Commentary on the Gospel: You are Peter

Gospel for the 21st Sunday in Ordinary Time (Cycle A), and commentary.

Gospel (Mt 16:13-20)

Now when Jesus came into the district of Caesarea Philippi, he asked his disciples, “Who do men say that the Son of man is?”

And they said, “Some say John the Baptist, others say Elijah, and others Jeremiah or one of the prophets.”

He said to them, “But who do you say that I am?”

Simon Peter replied, “You are the Christ, the Son of the living God.”

And Jesus answered him, “Blessed are you, Simon Bar-Jona! For flesh and blood has not revealed this to you, but my Father who is in heaven. And I tell you, you are Peter, and on this rock I will build my church, and the gates of hell shall not prevail against it.I will give you the keys of the kingdom of heaven, and whatever you bind on earth shall be bound in heaven, and whatever you loose on earth shall be loosed in heaven.”Then he strictly charged the disciples to tell no one that he was the Christ.


Commentary

At times in the Gospels we find the question of Jesus’ identity raised. This was a mystery which our Lord’s contemporaries couldn’t unravel and which was defined by the Church with precise terms only later on. Now, while staying in the district of Caesarea Philippi, Jesus himself asks his disciples who the people and they themselves think He is. The apostles reply that some say he is “John the Baptist, others say Elijah, and others Jeremiah or one of the prophets” (v. 14). Thus we see how limited the human intellect is when trying to understand Jesus’ identity and mission.

But as the Catechism of the Catholic Church teaches: “Such is not the case for Simon Peter when he confesses Jesus as ‘the Christ, the Son of the living God,’ for Jesus responds solemnly: ‘Flesh and blood has not revealed this to you, but my Father who is in heaven.’”[1] Jesus makes it clear that the mystery of his Person can only be grasped if God the Father enables us to know it; or better, when he makes us ever better disposed to know it. By a divine plan, Peter has received this revelation from heaven and is thus able to confess it.

“Simon Peter finds on his lips words greater than he, words that do not spring from his natural faculties. Perhaps he did not attend elementary school, and yet he is capable of saying these words, stronger than he! But they are inspired by the Heavenly Father (cf. v. 17), who reveals Jesus’ true identity to the first of the Twelve: he is the Messiah, the Son sent by God to save mankind. And from this answer, Jesus understands that, thanks to the faith given by the Father, there is a solid foundation upon which he can build his community, his Church. Thus, he says to Simon: You, Simon, ‘you are Peter’—that is, stone, rock—'and on this rock I will build my Church’ (v. 18).”[2]

Jesus could have chosen as the foundation for his Church many other men who perhaps were more influential and talented than Peter from a human point of view. Nevertheless, he chose Simon the fisherman, whom the other disciples saw as the direct successor of Jesus, and the first among all of them.

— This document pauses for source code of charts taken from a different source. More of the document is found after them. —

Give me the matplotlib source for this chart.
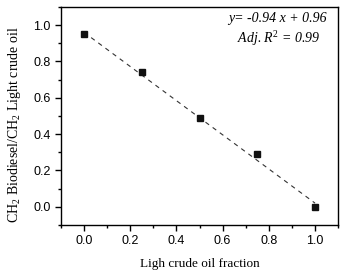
import matplotlib

matplotlib.use("Agg")
import matplotlib.pyplot as plt
import numpy as np
from matplotlib.ticker import MultipleLocator

# data
fraction = [0.0, 0.25, 0.5, 0.75, 1.0]
ch2_ratio = [0.95, 0.74, 0.49, 0.29, 0.0]
slope, intercept = -0.94, 0.96

plt.rcParams["font.family"] = ["Liberation Sans", "DejaVu Sans"]
plt.rcParams["mathtext.fontset"] = "custom"
plt.rcParams["mathtext.rm"] = "Liberation Serif"
plt.rcParams["mathtext.it"] = "Liberation Serif:italic"

fig = plt.figure(figsize=(3.44, 2.75), dpi=100)
ax = fig.add_axes([0.177, 0.182, 0.806, 0.793])

xf = np.array([fraction[0], fraction[-1]])
ax.plot(xf, slope * xf + intercept, ls=(0, (4, 4)), color="#333", lw=0.8)
ax.plot(fraction, ch2_ratio, ls="none", marker="s", ms=5, color="#111")

ax.set_xlim(-0.1, 1.1)
ax.set_ylim(-0.1, 1.1)
ax.xaxis.set_major_locator(MultipleLocator(0.2))
ax.xaxis.set_minor_locator(MultipleLocator(0.1))
ax.yaxis.set_major_locator(MultipleLocator(0.2))
ax.yaxis.set_minor_locator(MultipleLocator(0.1))
ax.tick_params(which="both", direction="out", top=False, right=False,
               labelsize=9, width=1)
ax.tick_params(which="major", length=4)
ax.tick_params(which="minor", length=2.5)
for s in ax.spines.values():
    s.set_linewidth(1)

ax.set_xlabel("Ligh crude oil fraction", family="Liberation Serif", fontsize=9.5, labelpad=8)
ax.set_ylabel("CH$_2$ Biodiesel/CH$_2$ Light crude oil", family="Liberation Serif",
              fontsize=10)
ax.yaxis.set_label_coords(-0.135, 0.46)

ax.text(0.96, 0.945, "y= -0.94 x + 0.96", transform=ax.transAxes, ha="right",
        va="center", family="Liberation Serif", style="italic", fontsize=10)
ax.text(0.935, 0.855, "Adj. R$^{2}$ = 0.99", transform=ax.transAxes, ha="right",
        va="center", family="Liberation Serif", style="italic", fontsize=10)

fig.savefig("out.png", dpi=100)
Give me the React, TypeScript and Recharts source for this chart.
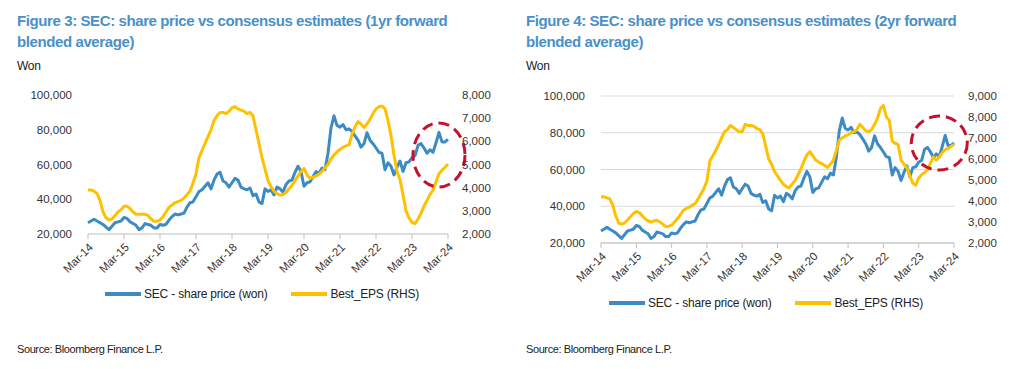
import { LineChart, Line, XAxis, YAxis, CartesianGrid, ReferenceDot } from 'recharts';

const MONTHS = ['Jan', 'Feb', 'Mar', 'Apr', 'May', 'Jun', 'Jul', 'Aug', 'Sep', 'Oct', 'Nov', 'Dec'];

// monthly, Mar-14 .. Mar-24
const SHARE_PRICE = [
    26500, 27500, 28500, 27500, 26500, 25500, 24000, 22500, 24500, 26500,
    27000, 27500, 29500, 29000, 27000, 26000, 25000, 22500, 23500, 26000, 25500, 25000,
    23500, 23500, 25500, 25000, 25500, 28000, 30000, 31500, 31000, 31500, 32000, 35500,
    38000, 38500, 41500, 44500, 45500, 47500, 49500, 46000, 51000, 54500, 55500, 50500,
    49500, 47000, 49500, 52000, 51000, 47000, 46000, 45500, 46500, 42000, 43000, 38500,
    37500, 46000, 44500, 45500, 42500, 47000, 46000, 44000, 48500, 50500, 51000, 55500,
    59000, 56000, 47500, 49500, 50000, 53000, 56000, 55000, 58000, 57000, 66500, 81000,
    88000, 82500, 81500, 83000, 80000, 80500, 79000, 76500, 74000, 70000, 72000, 78300,
    74000, 72000, 69500, 67000, 66500, 57000, 61000, 59000, 54000, 58500, 62000, 56000,
    61000, 61500, 64000, 65000, 71000, 72000, 69500, 66500, 68500, 67000, 72500, 78500,
    73000, 73000, 74500,
];

const EPS_1YR = [
    3900, 3900, 3850, 3750, 3450, 2950, 2700, 2600, 2650, 2800,
    2950, 3050, 3200, 3200, 3100, 2950, 2850, 2850, 2850, 2850, 2800, 2650,
    2550, 2550, 2600, 2750, 2950, 3150, 3250, 3350, 3400, 3450, 3550, 3700,
    3850, 4200, 4600, 5300, 5600, 5900, 6200, 6500, 6900, 7100, 7250, 7250,
    7200, 7300, 7450, 7500, 7400, 7350, 7300, 7200, 7250, 7100, 6500, 5900,
    5300, 4800, 4300, 4050, 3850, 3750, 3680, 3700, 3800, 3950, 4100, 4300,
    4500, 4700, 4830, 4550, 4400, 4450, 4500, 4580, 4700, 4850, 5000, 5250,
    5400, 5550, 5650, 5750, 5800, 5850, 6300, 6630, 6850, 6750, 6600, 6750,
    6950, 7200, 7400, 7500, 7520, 7400, 6900, 6250, 5400, 4700, 4350, 3700,
    3000, 2700, 2500, 2450, 2650, 2900, 3200, 3450, 3700, 3900, 4250, 4600,
    4750, 4880, 5020,
];

const EPS_2YR = [
    4200, 4200, 4150, 4100, 3800, 3300, 2950, 2900, 2950, 3100,
    3250, 3400, 3500, 3450, 3300, 3150, 3050, 3000, 3050, 3080, 3000, 2900,
    2780, 2800, 2850, 3000, 3150, 3350, 3550, 3650, 3700, 3800, 3870, 4100,
    4350, 4600, 4950, 5900, 6150, 6400, 6700, 7000, 7300, 7400, 7600, 7500,
    7400, 7300, 7300, 7650, 7600, 7600, 7550, 7450, 7400, 7200, 6600, 6000,
    5750, 5400, 5200, 4980, 4800, 4680, 4630, 4800, 4980, 5250, 5550, 5900,
    6200, 6350, 6150, 5950, 5850, 5780, 5700, 5600, 5750, 5950, 6400, 6900,
    7000, 7100, 7150, 7250, 7300, 7400, 7650, 7500, 7350, 7300, 7400, 7650,
    7950, 8400, 8550, 8000, 7850, 6850, 6750, 6700, 5950, 5750, 5600, 5200,
    4850, 4750, 5100, 5250, 5350, 5500, 5800, 6100, 5950, 6100, 6300, 6450,
    6500, 6600, 6700,
];

const LEFT_TICKS = [20000, 40000, 60000, 80000, 100000];
const RIGHT_TICKS_1 = [2000, 3000, 4000, 5000, 6000, 7000, 8000];
const RIGHT_TICKS_2 = [2000, 3000, 4000, 5000, 6000, 7000, 8000, 9000];

// dashed circle call-outs (month, share price level)
const CIRCLE_1 = ['Dec-23', 65500];
const CIRCLE_2 = ['Oct-23', 74400];

const BLUE = '#3D8BC4';
const YELLOW = '#FFC000';
const FONT = '"Liberation Sans", Arial, sans-serif';
const TITLE_BLUE = '#4A90C8';

const monthLabel = (i: number) => {
    const m = 2 + i;
    return `${MONTHS[m % 12]}-${14 + Math.floor(m / 12)}`;
};

const data1 = SHARE_PRICE.map((p, i) => ({ month: monthLabel(i), price: p, eps: EPS_1YR[i] }));
const data2 = SHARE_PRICE.map((p, i) => ({ month: monthLabel(i), price: p, eps: EPS_2YR[i] }));

const fmt = (v: number) => v.toLocaleString('en-US');

const XTick = (props: any) => {
    const { x, y, payload } = props;
    return (
        <g transform={`translate(${x + 3},${y + 2})`}>
            <text transform="rotate(-45)" textAnchor="end" dy="0.35em" fontSize={11.5} fill="#333" fontFamily={FONT}>
                {payload.value}
            </text>
        </g>
    );
};

const Callout = ({ cx, cy, rx, ry }: any) => (
    <ellipse cx={cx} cy={cy} rx={rx} ry={ry} fill="none" stroke="#C8102E" strokeWidth={3} strokeDasharray="11 6" />
);

function Panel({ data, left, margin, rightDomain, rightTicks, grid, callout, rx, ry, title, legendTop, legendLeft }: any) {
    const tick = { fontSize: 11.5, fill: '#333', fontFamily: FONT };
    const textLeft = left === 0 ? 17 : 14;
    return (
        <div style={{ position: 'absolute', left, top: 0, width: 512, height: 369 }}>
            <div style={{ position: 'absolute', left: textLeft, top: 10, color: TITLE_BLUE, fontFamily: FONT, fontWeight: 'bold', fontSize: 15, letterSpacing: -0.4, lineHeight: '21px', width: 490 }}>
                {title}<br />blended average)
            </div>
            <div style={{ position: 'absolute', left: textLeft, top: 59, fontFamily: FONT, fontSize: 12, letterSpacing: -0.3, color: '#222' }}>Won</div>
            <div style={{ position: 'absolute', top: 0, left: 0 }}>
                <LineChart width={512} height={300} data={data} margin={margin}>
                    {grid && <CartesianGrid vertical={false} stroke="#d9d9d9" yAxisId="left" />}
                    <XAxis
                        dataKey="month"
                        interval={11}
                        tick={<XTick />}
                        height={50}
                        tickSize={5}
                        tickMargin={4}
                        axisLine={{ stroke: '#bfbfbf' }}
                        tickLine={{ stroke: '#bfbfbf' }}
                    />
                    <YAxis
                        yAxisId="left"
                        domain={[20000, 100000]}
                        ticks={LEFT_TICKS}
                        tickFormatter={fmt}
                        tick={tick}
                        axisLine={false}
                        tickLine={false}
                        tickSize={6}
                        tickMargin={10}
                        width={60}
                        allowDataOverflow
                    />
                    <YAxis
                        yAxisId="right"
                        orientation="right"
                        domain={rightDomain}
                        ticks={rightTicks}
                        tickFormatter={fmt}
                        tick={{ ...tick, textAnchor: 'start' }}
                        axisLine={false}
                        tickLine={false}
                        tickSize={6}
                        tickMargin={8}
                        width={50}
                        allowDataOverflow
                    />
                    <Line yAxisId="left" type="linear" dataKey="price" stroke={BLUE} strokeWidth={3} dot={false} isAnimationActive={false} strokeLinejoin="round" />
                    <Line yAxisId="right" type="linear" dataKey="eps" stroke={YELLOW} strokeWidth={3} dot={false} isAnimationActive={false} strokeLinejoin="round" />
                    <ReferenceDot
                        yAxisId="left"
                        x={callout[0]}
                        y={callout[1]}
                        shape={(p: any) => <Callout cx={p.cx} cy={p.cy} rx={rx} ry={ry} />}
                    />
                </LineChart>
            </div>
            <div style={{ position: 'absolute', top: legendTop, left: legendLeft, display: 'flex', alignItems: 'center', fontFamily: FONT, fontSize: 12, letterSpacing: -0.2, color: '#222', whiteSpace: 'nowrap' }}>
                <span style={{ display: 'inline-block', width: 36, height: 4, background: BLUE, marginRight: 3 }} />
                <span>SEC - share price (won)</span>
                <span style={{ display: 'inline-block', width: 36, height: 4, background: YELLOW, marginLeft: 24, marginRight: 3 }} />
                <span>Best_EPS (RHS)</span>
            </div>
            <div style={{ position: 'absolute', left: textLeft, top: 343, fontFamily: FONT, fontSize: 11, letterSpacing: -0.4, color: '#222' }}>
                Source: Bloomberg Finance L.P.
            </div>
        </div>
    );
}

export default function App() {
    return (
        <div style={{ position: 'relative', width: 1024, height: 369, background: '#fff', overflow: 'hidden' }}>
            <style>{'body{margin:0}'}</style>
            <Panel
                data={data1}
                left={0}
                margin={{ top: 95, left: 28, right: 14, bottom: 16 }}
                rightDomain={[2000, 8000]}
                rightTicks={RIGHT_TICKS_1}
                grid={false}
                callout={CIRCLE_1}
                rx={26}
                ry={32}
                title="Figure 3: SEC: share price vs consensus estimates (1yr forward"
                legendTop={287}
                legendLeft={105}
            />
            <Panel
                data={data2}
                left={512}
                margin={{ top: 96, left: 29, right: 20, bottom: 7 }}
                rightDomain={[2000, 9000]}
                rightTicks={RIGHT_TICKS_2}
                grid={true}
                callout={CIRCLE_2}
                rx={28}
                ry={27}
                title="Figure 4: SEC: share price vs consensus estimates (2yr forward"
                legendTop={296}
                legendLeft={97}
            />
        </div>
    );
}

Pope Saint Leo the Great, when commenting on this scene, put on Jesus’ lips some words that explain the primacy of Peter, his participation in Jesus’ power and his continuity throughout time: “As my Father has revealed to you my godhead, so I in my turn make known to you your pre-eminence. You are Peter: though I am the inviolable rock, the cornerstone that makes both one, the foundation apart from which no one can lay any other, yet you also are a rock, for you are given solidity by my strength, so that which is my very own because of my power is common between us through your participation. And upon this rock I will build my Church, and the gates of hell shall not prevail against it. On this strong foundation, he says, I will build an everlasting temple. The great height of my Church, which is to reach up to heaven, shall rise on the firm foundation of this faith of Peter.”[3]

Hence love for the Pope, whoever he may be, is an essential characteristic for every Catholic. “Your deepest love, your greatest esteem, your most heartfelt veneration, your most complete obedience and your warmest affection have also to be shown towards the Vicar of Christ on earth, towards the Pope. We Catholics should consider that after God and the most Blessed Virgin, our Mother, the Holy Father comes next in the hierarchy of love and authority.”[4]


[1] Catechism of the Catholic Church, no. 442.

[2] Pope Francis, Angelus, 27 August 2017.

[3] Saint Leo the Great, Sermo 4 in anniversario ordinationi suae 2-3.

[4] Saint Josemaria, The Forge, no. 135.